When the KFC guy arrives and you can see that he has plenty of 10 LE bills for change but instead decides to give you 5 LE, then look at you for 2 seconds, then give you another LE coin, then look at you, then give you another coin, then fiddle with his pockets as if they’re struggling to find the change to give you, what he means is ‘Kosomak.’

Illustration by Bouklao Illustrations.

When your cleaner takes a piece of your hash for himself, as if he’s entitled and knows that you can’t ask him if he took your drugs, fel akher ya3ni, kosomak.

When someone says LOL, ‘Kosomak’.

When you try to put the USB in one way and it doesn’t go in, then you try to put it in the other way and it still doesn’t work and you know there are only two options but you end up doing it 10 times, what the USB is saying here is, ‘kosomak.’

When the hotel leaves a bottle of Evian out on the side table, with a big sign wrapped around the lid that says ‘ENJOY!’ Then you drink the water and read the back of the sign that says this water is 35Le… they mean kosomak.

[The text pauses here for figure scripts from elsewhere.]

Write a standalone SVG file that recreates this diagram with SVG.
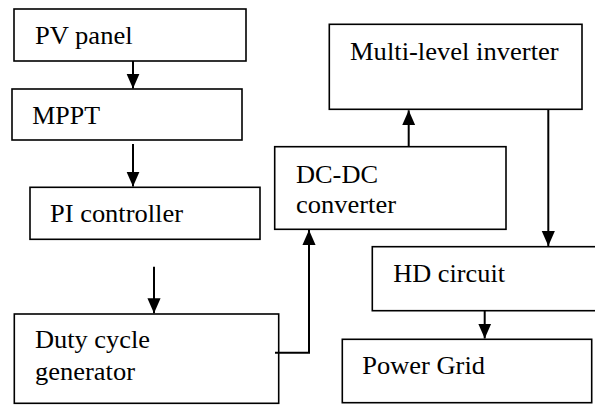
<svg xmlns="http://www.w3.org/2000/svg" width="595" height="405" viewBox="0 0 595 405">
<defs>
<style>
.box{fill:#fff;stroke:#000;stroke-width:1.6}
.c{fill:none;stroke:#000;stroke-width:2}
</style>
<marker id="ah" markerWidth="15" markerHeight="16" refX="16" refY="7" orient="auto" markerUnits="userSpaceOnUse" viewBox="0 0 16 14">
<path d="M0,0 L16,7 L0,14 Z" fill="#000"/>
</marker>
</defs>
<rect width="595" height="405" fill="#fff"/>
<g font-family="'Liberation Serif','Times New Roman',serif" font-size="26" fill="#000">
<g id="pv"><rect class="box" x="14" y="9" width="232" height="52"/><text x="35" y="44" textLength="97.6" lengthAdjust="spacingAndGlyphs">PV panel</text></g>
<g id="mppt"><rect class="box" x="12" y="89" width="230" height="51"/><text x="32.3" y="124" textLength="67.7" lengthAdjust="spacingAndGlyphs">MPPT</text></g>
<g id="pi"><rect class="box" x="30" y="187.3" width="230" height="52"/><text x="50" y="221.7" textLength="133" lengthAdjust="spacingAndGlyphs">PI controller</text></g>
<g id="duty"><rect class="box" x="14.3" y="314" width="264.4" height="89.3"/><text x="35" y="348.3" textLength="115" lengthAdjust="spacingAndGlyphs">Duty cycle</text><text x="35" y="380" textLength="100" lengthAdjust="spacingAndGlyphs">generator</text></g>
<g id="dcdc"><rect class="box" x="274.7" y="146.7" width="231.3" height="82.6"/><text x="296" y="182.7" textLength="82" lengthAdjust="spacingAndGlyphs">DC-DC</text><text x="296" y="212.7" textLength="100" lengthAdjust="spacingAndGlyphs">converter</text></g>
<g id="mli"><rect class="box" x="329.3" y="24.3" width="252.7" height="85"/><text x="350" y="60" textLength="208.7" lengthAdjust="spacingAndGlyphs">Multi-level inverter</text></g>
<g id="hd"><rect class="box" x="372.3" y="246.7" width="240" height="64"/><text x="393.3" y="281.7" textLength="111.7" lengthAdjust="spacingAndGlyphs">HD circuit</text></g>
<g id="grid"><rect class="box" x="342.3" y="339.3" width="249.4" height="63.4"/><text x="362.3" y="374" textLength="122.7" lengthAdjust="spacingAndGlyphs">Power Grid</text></g>
</g>
<g id="connectors">
<path class="c" d="M133,61 V88.5" marker-end="url(#ah)"/>
<path class="c" d="M133,144 V186.5" marker-end="url(#ah)"/>
<path class="c" d="M154,266.7 V313.3" marker-end="url(#ah)"/>
<path class="c" d="M275,352.7 H309 V230" marker-end="url(#ah)"/>
<path class="c" d="M408.7,146.7 V110.3" marker-end="url(#ah)"/>
<path class="c" d="M548.3,109.3 V246" marker-end="url(#ah)"/>
<path class="c" d="M484.7,310.7 V338.5" marker-end="url(#ah)"/>
</g>
</svg>
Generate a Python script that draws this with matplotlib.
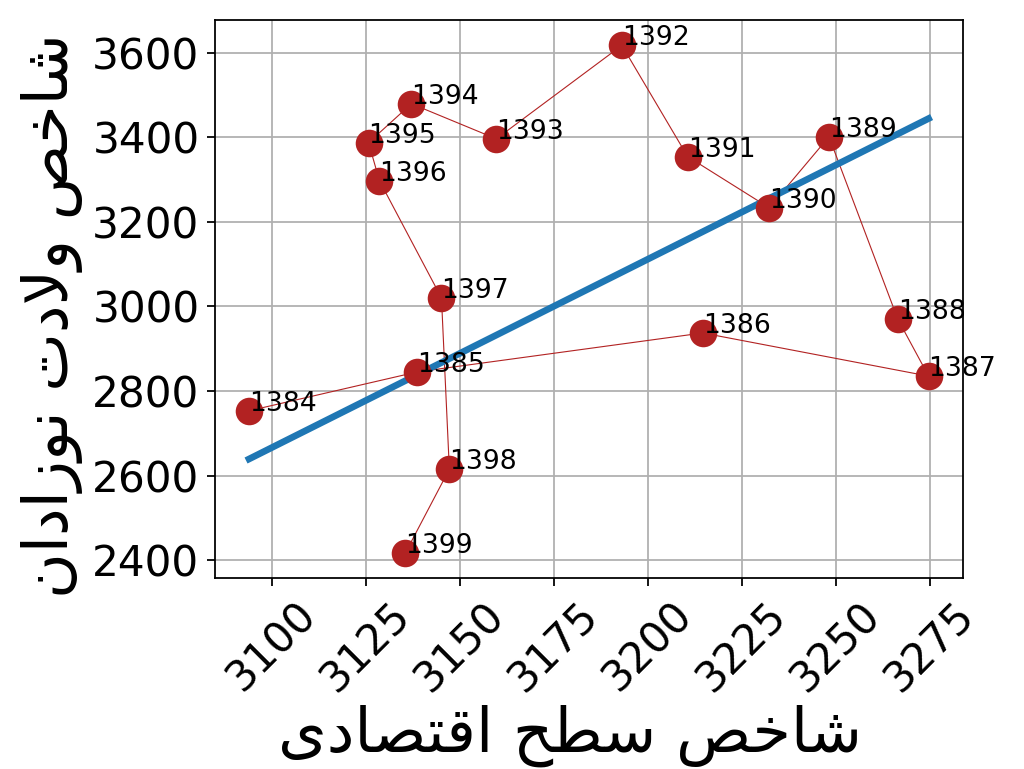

When you’re really excited to show someone a YouTube clip, the kind where you keep looking at their face to see their reaction, and YouTube decides to be an asshole and buffer every three seconds whilst you nervously try to explain why the clip is so funny because it’s not working and then it starts to stream again and you think you’re in the clear but it starts buffering again just as the ‘good part’ is about to happen… YouTube bey2olak kosomak.

“Ezayakk? 3amel eh? Tamam? Eh elakhbar? Ezayakk?Eh el nezam? Kwayes? Ezayakk?” Kosomak.

You’ve just met someone and they’re like, “Oh, you’re going to Barcelona/Paris/London? I have a house in Barcelona/Paris/London, it’s right in the center of Barcelona/Paris/London! You totally should come stay with me!” They have no intention of accommodating you, they just want you to know how cool and Westernized they are and, essentially… Kosomak.

“Check out my new set!” Kosomak ya DJ. Kosomak.

“Timmy, I like your articles but you use too many swear words, it’s unnecessary.” Kosomak.